The economic crisis has further dispelled the illusion that the post-World War Two western world had achieved a permanently prosperous, permanently stable social democratic wonderland. The idea that liberal capitalism would produce a stable and secure world of low risk, rising living standards and increased economic equality has been proved wrong — at least for the time being. Propelled by global competition and rapid technological change the west is shifting into a world of higher risk, faster change, less stability and more inequality. This will be a difficult transition for all countries and cultures; for some it will be more wrenching than others. The fragile social peace in some European countries will be tested by the continued erosion of the old social model. The countries (in Europe and around the world) who are able to spend their energies exploiting the new possibilities of the new capitalist era will grow more rapidly than those who waste their energies fighting a rearguard action against it. Ultimately the fast changers will become more prosperous and more powerful than the slow changers. Historically, the English-speaking world has been a world of fast-changers; this is one reason English speaking countries have prospered so greatly in the capitalist era. In the post-2008 world, the ability to roll with the punches and change with the times has become more important than ever. Understanding the risks and rewards of investment and the future trends of world power and prosperity is increasingly linked to an understanding of the cultural forces in each country that make it easier for some and harder for others to take advantage of the emerging world system.

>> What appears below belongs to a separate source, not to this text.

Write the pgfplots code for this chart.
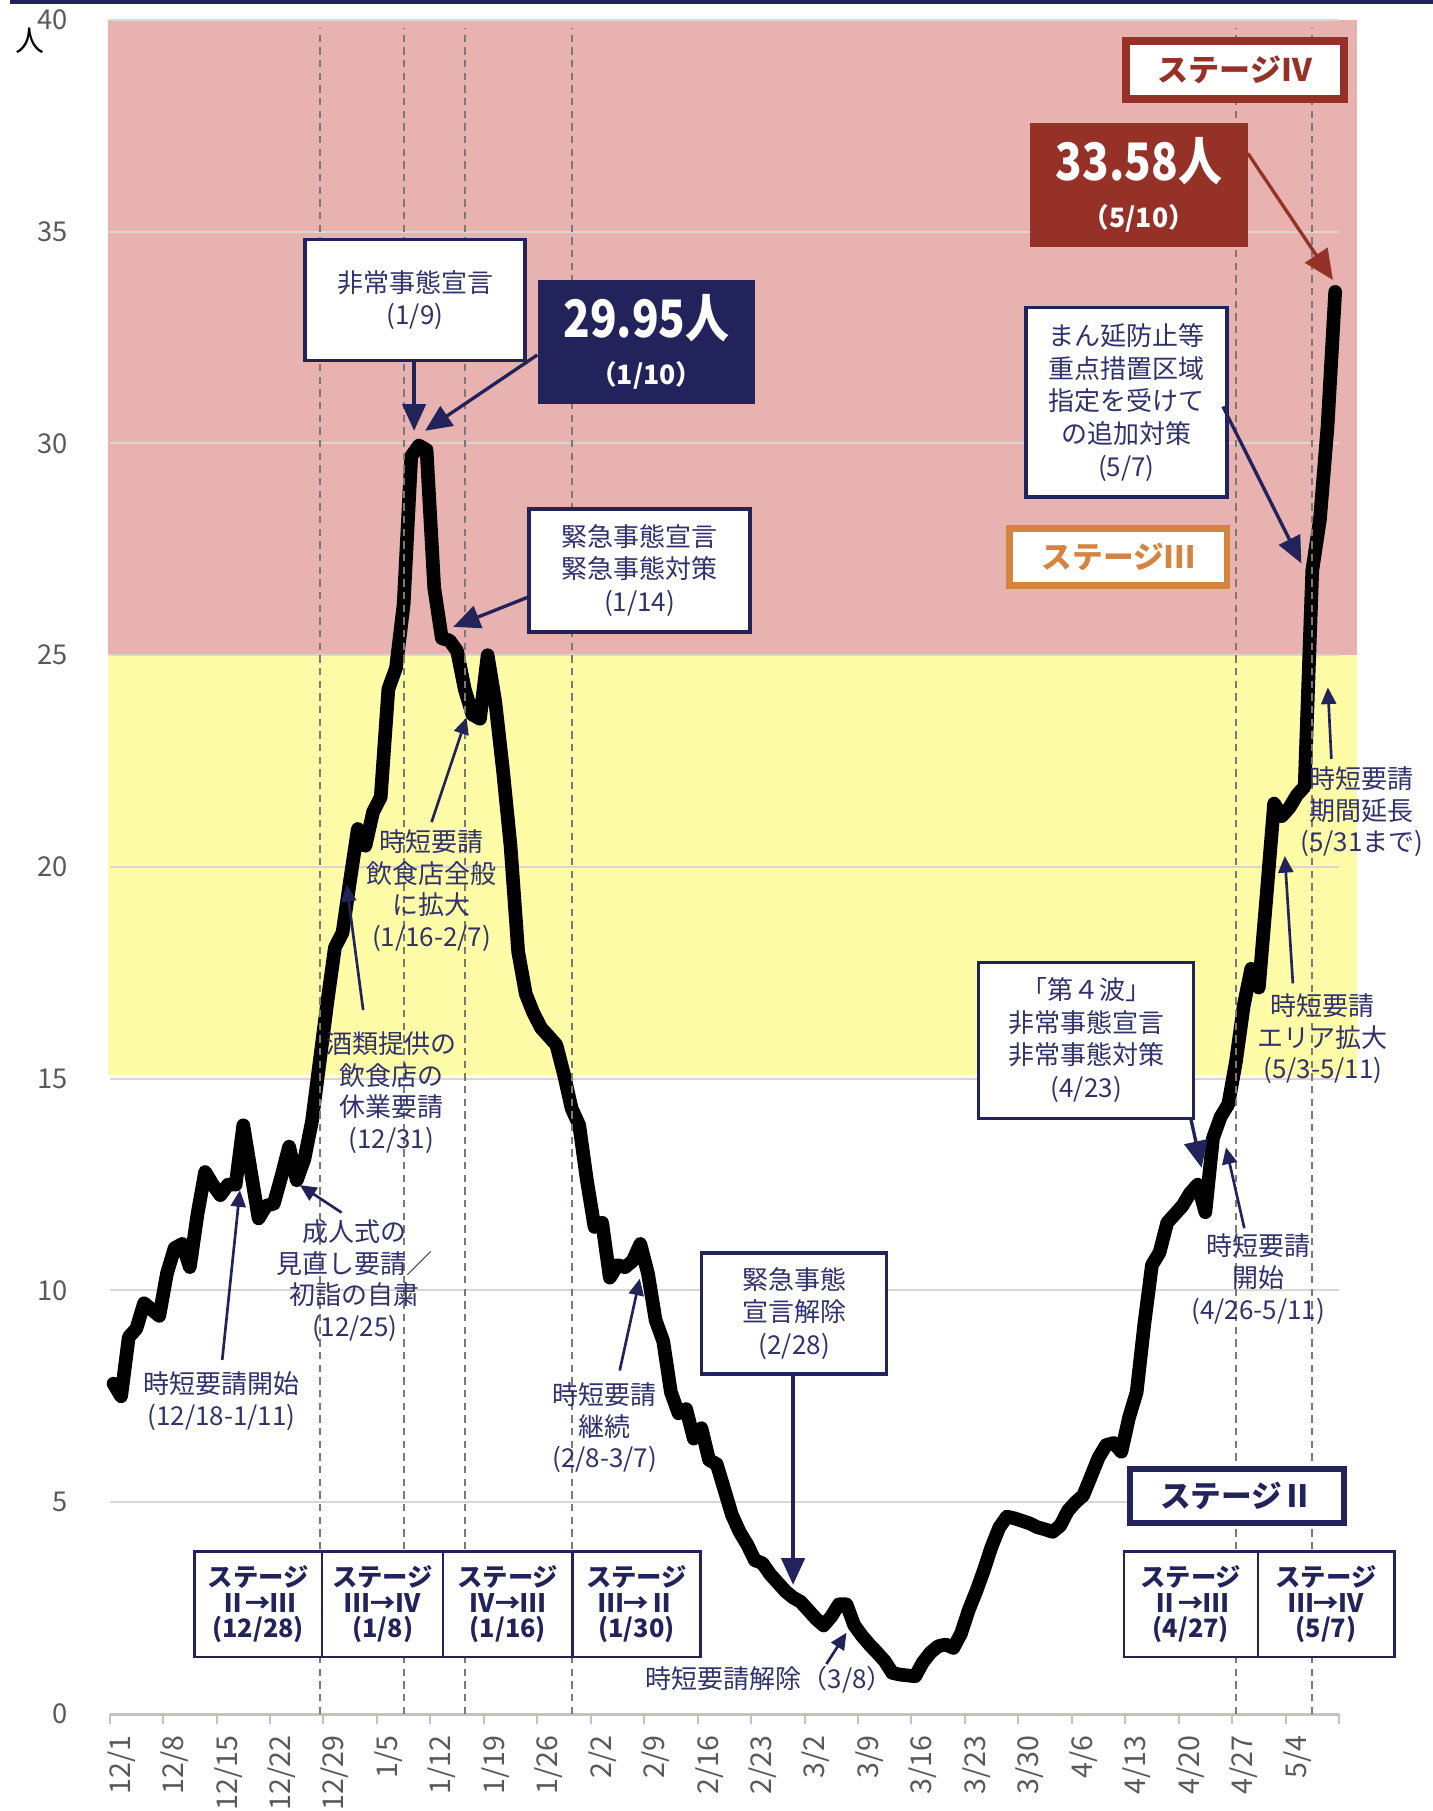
\documentclass[border=0pt]{standalone}
\usepackage{pgfplots}
\pgfplotsset{compat=1.18}
\usepackage{pgfplotstable}
\usepackage{fontspec}
\setmainfont{Noto Sans CJK JP}
\usetikzlibrary{arrows.meta}

\definecolor{navy}{RGB}{35,35,92}
\definecolor{annot}{RGB}{48,50,108}
\definecolor{bandpink}{RGB}{231,178,175}
\definecolor{bandyellow}{RGB}{255,252,168}
\definecolor{darkred}{RGB}{150,49,40}
\definecolor{orangeb}{RGB}{213,132,63}
\definecolor{gridc}{RGB}{221,213,206}
\definecolor{tickc}{RGB}{89,89,89}
\definecolor{axisc}{RGB}{200,192,186}
\definecolor{dashc}{RGB}{125,120,115}

% daily values, 12/1 = day 0
\pgfplotstableread{
d v
0 7.8
1 7.5
2 8.9
3 9.1
4 9.7
5 9.55
6 9.4
7 10.4
8 11.0
9 11.1
10 10.55
11 11.8
12 12.8
13 12.5
14 12.25
15 12.5
16 12.5
17 13.9
18 12.8
19 11.7
20 12.0
21 12.05
22 12.7
23 13.4
24 12.6
25 13.1
26 14.0
27 15.4
28 16.8
29 18.1
30 18.45
31 19.7
32 20.9
33 20.5
34 21.3
35 21.65
36 24.2
37 24.7
38 26.2
39 29.7
40 29.95
41 29.85
42 26.6
43 25.4
44 25.35
45 25.1
46 24.2
47 23.6
48 23.5
49 25.0
50 23.9
51 22.3
52 20.5
53 18.0
54 17.0
55 16.55
56 16.2
57 16.0
58 15.8
59 15.1
60 14.3
61 13.9
62 12.6
63 11.5
64 11.6
65 10.3
66 10.6
67 10.55
68 10.7
69 11.1
70 10.4
71 9.3
72 8.8
73 7.6
74 7.1
75 7.2
76 6.5
77 6.75
78 6.0
79 5.9
80 5.3
81 4.7
82 4.3
83 4.0
84 3.63
85 3.56
86 3.3
87 3.1
88 2.9
89 2.75
90 2.65
91 2.45
92 2.25
93 2.09
94 2.3
95 2.59
96 2.59
97 2.1
98 1.85
99 1.64
100 1.45
101 1.25
102 0.97
103 0.93
104 0.91
105 0.89
106 1.22
107 1.45
108 1.6
109 1.64
110 1.56
111 1.9
112 2.45
113 2.9
114 3.4
115 3.95
116 4.4
117 4.66
118 4.62
119 4.56
120 4.5
121 4.41
122 4.36
123 4.3
124 4.45
125 4.8
126 5.0
127 5.16
128 5.6
129 6.05
130 6.35
131 6.4
132 6.19
133 7.0
134 7.6
135 9.2
136 10.6
137 10.9
138 11.6
139 11.8
140 12.0
141 12.3
142 12.5
143 11.85
144 13.6
145 14.1
146 14.4
147 15.4
148 16.7
149 17.6
150 17.15
151 19.3
152 21.5
153 21.2
154 21.4
155 21.7
156 21.9
157 27.0
158 28.2
159 30.4
160 33.58
}\data

\tikzset{
  abox/.style={draw=navy, line width=1pt, fill=white, align=center, text=annot,
    inner sep=0pt, font=\fontsize{7.8}{9.8}\selectfont},
  atext/.style={align=center, text=annot, inner sep=0pt, font=\fontsize{7.8}{9.5}\selectfont},
  sbox/.style={draw=navy, line width=0.7pt, fill=white, align=center, text=navy,
    inner sep=0pt, minimum height=31.7pt, font=\bfseries\fontsize{7.6}{7.6}\selectfont},
  numbox/.style={align=center, text=white, inner sep=0pt, font=\bfseries\fontsize{8}{14}\selectfont},
  bigarrow/.style={navy, line width=1pt, -{Triangle[width=7pt,length=8pt]}},
  smallarrow/.style={navy, line width=0.8pt, -{Triangle[width=4.5pt,length=5pt]}},
}
\newcommand{\bignum}[1]{{\fontsize{15.5}{15.5}\selectfont\scalebox{0.85}[1]{#1}}}

\begin{document}
\begin{tikzpicture}
\begin{axis}[
  set layers,
  scale only axis, width=368.8pt, height=508.2pt,
  xmin=0, xmax=161, ymin=0, ymax=40,
  clip=false,
  axis x line*=bottom, axis y line*=left,
  x axis line style={draw=axisc, line width=0.9pt},
  y axis line style={draw=none},
  xtick={0,7,...,161},
  xticklabels={12/1,12/8,12/15,12/22,12/29,1/5,1/12,1/19,1/26,2/2,2/9,2/16,2/23,3/2,3/9,3/16,3/23,3/30,4/6,4/13,4/20,4/27,5/4,},
  ytick={0,5,...,40},
  ymajorgrids, grid style={gridc, line width=0.6pt},
  tick align=outside, major tick length=3pt,
  xtick style={draw=axisc, line width=0.6pt},
  ytick style={draw=none},
  ticklabel style={text=tickc},
  xticklabel style={rotate=90, anchor=east, font=\fontsize{8.6}{8.6}\selectfont, yshift=-3.5pt},
  yticklabel style={font=\fontsize{8.2}{8.2}\selectfont, xshift=-6pt},
  /pgf/number format/assume math mode=true,
]
\coordinate (O) at (axis cs:0,0);

% stage bands
\addplot[fill=bandpink, draw=none, on layer=axis background, forget plot]
  coordinates {(-0.2,25) (163.3,25) (163.3,40) (-0.2,40)} --cycle;
\addplot[fill=bandyellow, draw=none, on layer=axis background, forget plot]
  coordinates {(-0.2,15.1) (163.3,15.1) (163.3,25) (-0.2,25)} --cycle;

% daily line
\addplot[black, line width=4.1pt, line join=round, line cap=round]
  table[x expr=\thisrow{d}+0.5, y=v] {\data};

% stage change dates
\pgfplotsinvokeforeach{27.5,38.5,46.5,60.5,147.5,157.5}{
  \addplot[dashc, line width=0.6pt, dash pattern=on 2.2pt off 1.6pt, forget plot]
    coordinates {(#1,0) (#1,39.8)};
}

\node[font=\fontsize{8.7}{8.7}\selectfont] at (axis cs:-10.4,39.5) {人};

% boxed notes
\node[abox, minimum width=66pt, minimum height=36.3pt] at (axis cs:40.0,33.39) {非常事態宣言\\(1/9)};
\draw[bigarrow] (axis cs:39.87,31.95) -- (axis cs:39.87,30.3);

\node[numbox, fill=navy, minimum width=65.3pt, minimum height=37.2pt] at (axis cs:70.3,32.4) {\bignum{29.95人}\\（1/10）};
\draw[bigarrow] (axis cs:56.0,32.09) -- (axis cs:41.3,30.3);

\node[abox, minimum width=66.3pt, minimum height=36.9pt] at (axis cs:69.4,27.0) {緊急事態宣言\\緊急事態対策\\(1/14)};
\draw[bigarrow] (axis cs:54.9,26.38) -- (axis cs:45.0,25.67);

\node[abox, minimum width=55.5pt, minimum height=36.3pt] at (axis cs:89.66,9.46) {緊急事態\\宣言解除\\(2/28)};
\draw[bigarrow] (axis cs:89.5,8.03) -- (axis cs:89.5,3.05);

\node[abox, minimum width=60.3pt, minimum height=56.8pt] at (axis cs:133.15,30.97) {まん延防止等\\重点措置区域\\指定を受けて\\の追加対策\\(5/7)};
\draw[bigarrow] (axis cs:145.8,30.87) -- (axis cs:156.07,27.17);

\node[draw=orangeb, line width=2pt, fill=white, minimum width=65.2pt, minimum height=17pt,
  text=orangeb, font=\bfseries\fontsize{9.2}{9.2}\selectfont] at (axis cs:132.1,27.32) {ステージⅢ};
\node[draw=darkred, line width=2.4pt, fill=white, minimum width=65.3pt, minimum height=17.6pt,
  text=darkred, font=\bfseries\fontsize{9.3}{9.3}\selectfont] at (axis cs:147.4,38.82) {ステージⅣ};
\node[draw=navy, line width=1.8pt, fill=white, minimum width=64.2pt, minimum height=16.2pt,
  text=navy, font=\bfseries\fontsize{9.2}{9.2}\selectfont] at (axis cs:147.6,5.14) {ステージⅡ};

\node[numbox, fill=darkred, minimum width=65.3pt, minimum height=37.4pt] at (axis cs:134.8,36.1) {\bignum{33.58人}\\（5/10）};
\draw[darkred, line width=1pt, -{Triangle[width=8pt,length=9pt]}] (axis cs:149.07,36.85) -- (axis cs:160.2,33.86);

\node[abox, minimum width=64.5pt, minimum height=46.8pt] at (axis cs:127.9,15.91) {「第４波」\\非常事態宣言\\非常事態対策\\(4/23)};
\draw[bigarrow] (axis cs:141.6,14.05) -- (axis cs:143.0,12.9);

% stage transitions along the bottom
\node[sbox, minimum width=38.3pt] at (axis cs:19.46,2.59) {ステージ\\Ⅱ→Ⅲ\\(12/28)};
\node[sbox, minimum width=36.4pt] at (axis cs:35.76,2.59) {ステージ\\Ⅲ→Ⅳ\\(1/8)};
\node[sbox, minimum width=38.8pt] at (axis cs:52.15,2.59) {ステージ\\Ⅳ→Ⅲ\\(1/16)};
\node[sbox, minimum width=38.4pt] at (axis cs:69.0,2.59) {ステージ\\Ⅲ→Ⅱ\\(1/30)};
\node[sbox, minimum width=40.3pt] at (axis cs:141.6,2.59) {ステージ\\Ⅱ→Ⅲ\\(4/27)};
\node[sbox, minimum width=41pt] at (axis cs:159.3,2.59) {ステージ\\Ⅲ→Ⅳ\\(5/7)};

% plain notes
\node[atext] at (axis cs:14.66,7.39) {時短要請開始\\(12/18-1/11)};
\draw[smallarrow] (axis cs:14.74,8.36) -- (axis cs:17.06,12.37);
\node[atext] at (axis cs:32.1,10.23) {成人式の\\見直し要請／\\初詣の自粛\\(12/25)};
\draw[smallarrow] (axis cs:30.37,11.84) -- (axis cs:24.9,12.49);
\node[atext] at (axis cs:36.9,14.67) {酒類提供の\\飲食店の\\休業要請\\(12/31)};
\draw[smallarrow] (axis cs:33.2,16.62) -- (axis cs:31.03,19.58);
\node[atext] at (axis cs:42.16,19.44) {時短要請\\飲食店全般\\に拡大\\(1/16-2/7)};
\draw[smallarrow] (axis cs:42.16,21.06) -- (axis cs:46.74,23.53);
\node[atext] at (axis cs:64.85,6.76) {時短要請\\継続\\(2/8-3/7)};
\draw[smallarrow] (axis cs:66.8,8.11) -- (axis cs:69.43,10.28);
\node[atext] at (axis cs:86.4,0.8) {時短要請解除（3/8）};
\draw[smallarrow] (axis cs:93.87,1.18) -- (axis cs:96.5,1.92);
\node[atext] at (axis cs:150.4,10.27) {時短要請\\開始\\(4/26-5/11)};
\draw[smallarrow] (axis cs:148.6,11.47) -- (axis cs:146.2,13.38);
\node[atext] at (axis cs:158.9,15.94) {時短要請\\エリア拡大\\(5/3-5/11)};
\draw[smallarrow] (axis cs:154.96,17.25) -- (axis cs:153.9,20.26);
\node[atext] at (axis cs:164.0,21.3) {時短要請\\期間延長\\(5/31まで)};
\draw[smallarrow] (axis cs:160.0,22.55) -- (axis cs:159.54,24.24);
\end{axis}
\fill[navy] ([shift={(-29.9pt,513.1pt)}]O) rectangle ([shift={(397pt,514.2pt)}]O);
\pgfresetboundingbox
\useasboundingbox ([shift={(-32.9pt,-29.1pt)}]O) rectangle ([shift={(397pt,514.2pt)}]O);
\end{tikzpicture}
\end{document}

Mead is rather dismissive of paragraphs, no?
Prior to 9-11 we recall the term "End of History" where Europe, after centuries of warfare and having most recently witnessed the vanquishing of the Soviet empire, were going to ride off into the sunset of a comfortable existence informed by the non-confrontational ways of social democracy. History, of course, had other plans.
As Mead alludes, we (Americans) are a resilient lot but with respect to our ability to adapt and roll with the punches, it's not the American citizen we're as much worried about as the newly minted and as yet pending regulatory regime imposed upon us that will hamper this very ability to innovate and be agile enough to better work our way out of these cyclical recessionary binds.